Authors’ Comment
In a house full of meerkats, in addition to shoebill birds and a dead mole, live three sisters. The youngest sister is haunted by the memory of a crazy mother and hasn’t left the house for a year, since the sudden death of the father. The older one nestled in front of the TV and ate until she was immobilized. The middle sister is the only one who works to maintain the house. Above all this rules the spirit of a fake Buddha. The girls are trapped in this place. Three men appear in their lives and disrupt their existence.
"Meerkats House" by David Drabek directed by Radu Afrim at "Marin Sorescu" National Theater in Craiova has an extravagant universe. The scenography offers the amalgamated stories an optimal unfolding space, both functionally and expressively. The scenic image seems to be drawn moment by moment, and the convulsions of the emotional seem to become visible.
The space captures a dreamlike atmosphere in which the setting involves natural elements (water, grass), animals that seem to be in a state between life and death (meerkats that move, without being alive and whose appearance does not make you think of taxidermy ), an animated buddha located above things, somehow on the floor, bulb-eagles and a panel slowly descending and from which the white neon asks us "are you dreaming?". This is the image that gives way to this absurd dream, romantic, comical and nightmarish at the same time. It is a universe with real and unreal characters that coexist in a space on the edge of the imaginary, a world that suffocates in its own fears and fantasies.

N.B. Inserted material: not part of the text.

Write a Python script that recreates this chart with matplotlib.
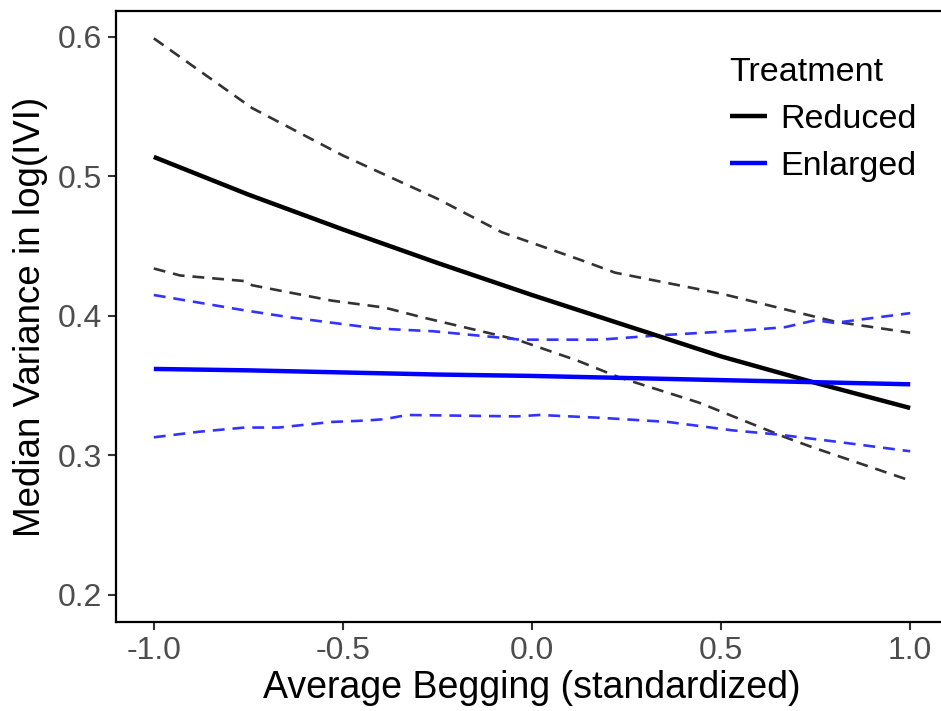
import numpy as np
import matplotlib
matplotlib.use("Agg")
import matplotlib.pyplot as plt

plt.rcParams['font.family'] = ['Liberation Sans', 'DejaVu Sans']

# fitted lines
fit_x = [-1.0, -0.75, -0.5, -0.25, 0.0, 0.25, 0.5, 0.75, 1.0]
reduced_fit = [0.514, 0.487, 0.462, 0.438, 0.415, 0.393, 0.371, 0.352, 0.334]
enlarged_fit = [0.362, 0.361, 0.3595, 0.358, 0.357, 0.3555, 0.354, 0.3525, 0.351]

# confidence bands (dashed)
red_hi_x = [-1.0, -0.74, -0.5, -0.25, -0.08, 0.13, 0.22, 0.5, 0.71, 0.8, 1.0]
red_hi_y = [0.599, 0.549, 0.515, 0.484, 0.460, 0.440, 0.431, 0.416, 0.402, 0.396, 0.388]
red_lo_x = [-1.0, -0.93, -0.76, -0.74, -0.53, -0.39, -0.29, -0.04, 0.12, 0.23, 0.44, 0.67, 0.74, 1.0]
red_lo_y = [0.434, 0.429, 0.425, 0.422, 0.411, 0.406, 0.399, 0.383, 0.368, 0.356, 0.338, 0.313, 0.306, 0.282]
enl_hi_x = [-1.0, -0.76, -0.64, -0.41, -0.26, -0.03, 0.18, 0.33, 0.58, 0.67, 0.75, 0.8, 1.0]
enl_hi_y = [0.415, 0.404, 0.399, 0.391, 0.389, 0.383, 0.383, 0.386, 0.390, 0.392, 0.397, 0.395, 0.402]
enl_lo_x = [-1.0, -0.88, -0.76, -0.67, -0.53, -0.44, -0.39, -0.33, -0.04, 0.02, 0.18, 0.36, 0.53, 0.65, 0.8, 1.0]
enl_lo_y = [0.313, 0.317, 0.320, 0.320, 0.324, 0.325, 0.326, 0.329, 0.328, 0.329, 0.327, 0.324, 0.318, 0.315, 0.310, 0.303]

x_ticks = [-1.0, -0.5, 0.0, 0.5, 1.0]
y_ticks = [0.2, 0.3, 0.4, 0.5, 0.6]

fig = plt.figure(figsize=(9.41, 7.11), dpi=100)
ax = fig.add_axes([116 / 941, 89 / 711, 832 / 941, 611 / 711])

dash = (0, (4.5, 3))
ax.plot(red_hi_x, red_hi_y, color='#333333', lw=1.9, linestyle=dash)
ax.plot(red_lo_x, red_lo_y, color='#333333', lw=1.9, linestyle=dash)
ax.plot(enl_hi_x, enl_hi_y, color='#3333ff', lw=1.9, linestyle=dash)
ax.plot(enl_lo_x, enl_lo_y, color='#3333ff', lw=1.9, linestyle=dash)
ax.plot(fit_x, reduced_fit, color='black', lw=3.2, label='Reduced', solid_capstyle='butt')
ax.plot(fit_x, enlarged_fit, color='#0000ff', lw=3.2, label='Enlarged', solid_capstyle='butt')

ax.set_xlim(-1.1, 1.1)
ax.set_ylim(0.1806, 0.6186)
ax.set_xticks(x_ticks)
ax.set_xticklabels(['-1.0', '-0.5', '0.0', '0.5', '1.0'])
ax.set_yticks(y_ticks)
ax.set_yticklabels(['0.2', '0.3', '0.4', '0.5', '0.6'])
ax.tick_params(labelsize=23, labelcolor='#4d4d4d', color='#333333', length=6, width=1.5, pad=4)

for s in ['left', 'bottom', 'top']:
    ax.spines[s].set_linewidth(1.6)
    ax.spines[s].set_color('black')
ax.spines['right'].set_visible(False)

ax.set_xlabel('Average Begging (standardized)', fontsize=27, labelpad=3)
ax.set_ylabel('Median Variance in log(IVI)', fontsize=26.5, labelpad=7)

leg = ax.legend(title='Treatment', loc='upper left', bbox_to_anchor=(716 / 941, 1 - 43 / 711),
                bbox_transform=fig.transFigure, frameon=False, fontsize=24.5, title_fontsize=24.5,
                handlelength=1.1, handletextpad=0.4, labelspacing=0.48, alignment='left',
                borderaxespad=0)

fig.savefig('out.png', dpi=100)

Meerkat’s house is a built space invaded by nature, where the organic element makes its way over the furniture and props, taking over the whole house. In the middle of the broken and carpeted floors is a pond that visually divides the scene into three large sections – the kitchen, the living room and the bedroom. In the second plane is the forest, a place of escape and regeneration. Natural elements also have a functional role. The giant nest of a mysterious bird becomes a bed for one of the sisters, and the night birds become lighting fixtures. At the end, the appearance of an oversized black bird descending into the nest becomes a metaphor for the fulfillment of our fears. The organic element is broken by the geometric intervention of a luminous frame that reminds us that what we see is only a dream that annoyingly interferes with reality.